Zeki Demirkubuz’un sinemasını anlamak kolay değildir. Hatta ilk bakışta "sıkıcı" bulanlar bile olabilir. Ama bir kez o dünyanın içine girince, karakterlerin o sessiz çatışmalarına tanık olunca, artık geri dönüş yoktur. Her şey çok yavaş ilerliyor gibi gelir, ama aslında ruhlar hızla çözülüyordur içeride.
Demirkubuz’un hayat hikâyesi de sineması kadar sarsıcı. Cezaevi yılları, varoluşla kurduğu mücadele, kitaplara ve felsefeye tutunuşu... Özellikle Dostoyevski etkisi çok açık. Ama bu bir kopyalama değil; tam aksine, ruhsal bir akrabalık. Tıpkı Dostoyevski gibi, o da insanın çamurlu taraflarını cesurca anlatmaktan çekinmez. "İyi insan" mitini bozar, “kötülük” kavramını yargılamaz ama anlamaya çalışır.

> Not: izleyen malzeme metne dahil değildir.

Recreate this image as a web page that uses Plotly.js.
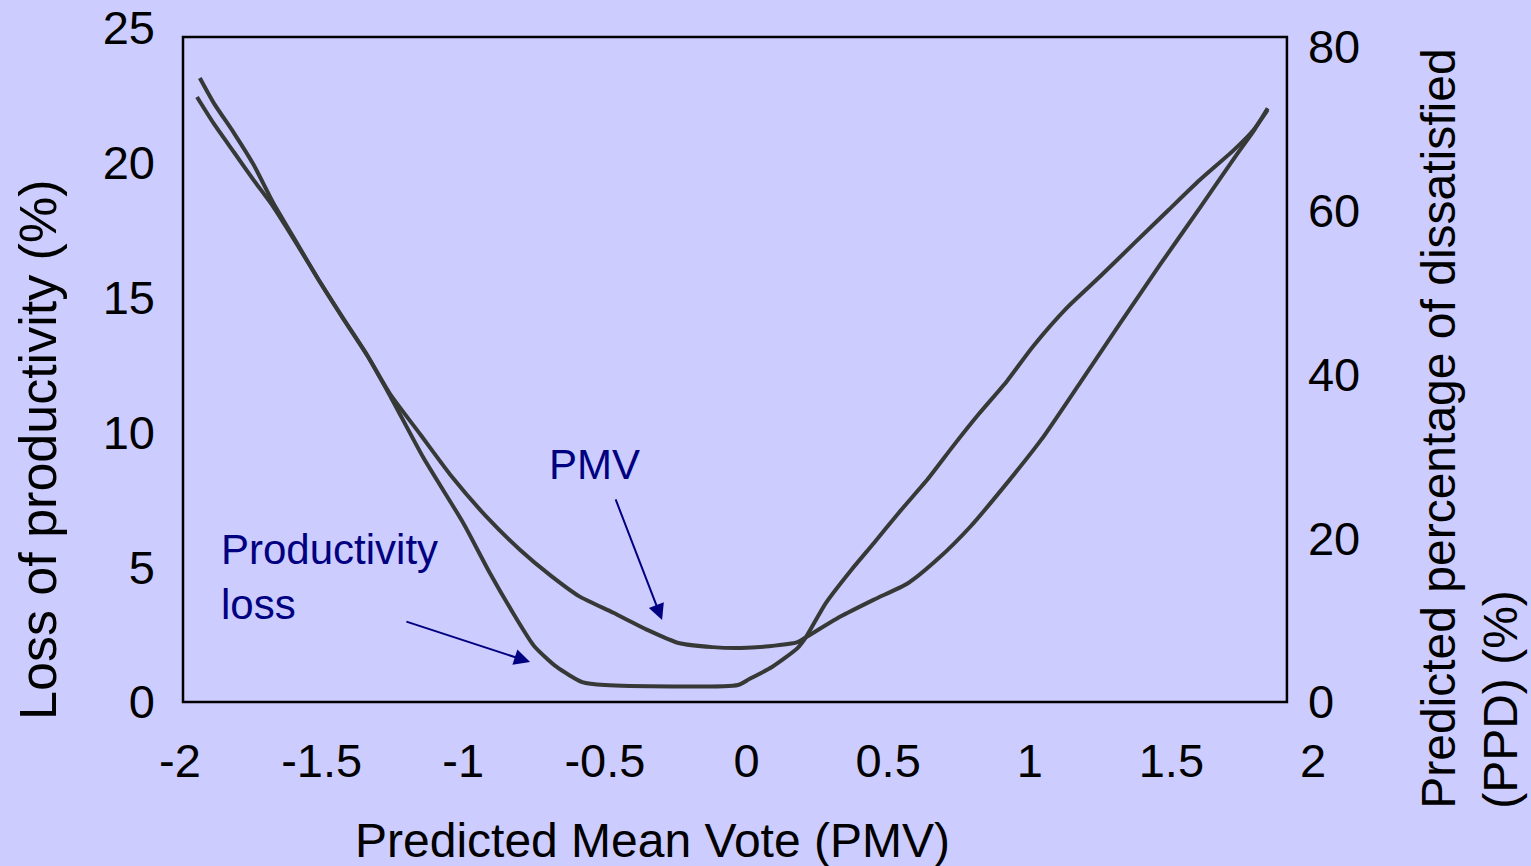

Demirkubuz’un filmlerinde karakterler genellikle çok az konuşur. Ama bu suskunluk, anlatmak istedikleriyle kıyaslandığında belki de en doğru yoldur. Çünkü bazı duygular, kelimelere sıkıştırılamaz. Zeki Demirkubuz bize bunu hatırlatır. Onun sineması, diyaloğun değil, bakışın, duruşun, uzun süren sessizliklerin dilini kullanır.
Zeki Demirkubuz, hiçbir zaman popüler olmayı ya da kalabalıklar tarafından alkışlanmayı istemedi. O, kendi yolunu çizdi ve o yoldan hiç sapmadı. Ne gişe kaygısı güttü ne festival modalarına uydu. Bu yönüyle, Türk sinemasında gerçekten özgün kalmayı başarabilmiş nadir yönetmenlerden biri oldu.
Onun filmlerine döne döne bakmak gerekir. Çünkü her izleyişte başka bir detay, başka bir kırılma, başka bir yüzleşme çıkar karşımıza. Bir Zeki Demirkubuz filmi izlemek, aslında insanın kendiyle yüzleşmesi gibidir. Belki biraz can acıtır, ama sonunda içimizdeki o derin sükûneti fark ederiz.
Zeki Demirkubuz’un sineması kolay hazmedilen bir sinema değil. Ama işte bu yüzden kıymetli. Onun anlattığı insanlar, aslında biziz. Onun gösterdiği karanlık, bizim içimizdeki gölge. Ve o gölgeyle yüzleşmeye cesaret eden her seyirci, Zeki Demirkubuz’un filmlerinde kendini bulur.
Bu dünyada her şey hızla tüketilirken, onun sineması hâlâ içimize sessizce dokunabiliyorsa... Belki de gerçek sanat budur.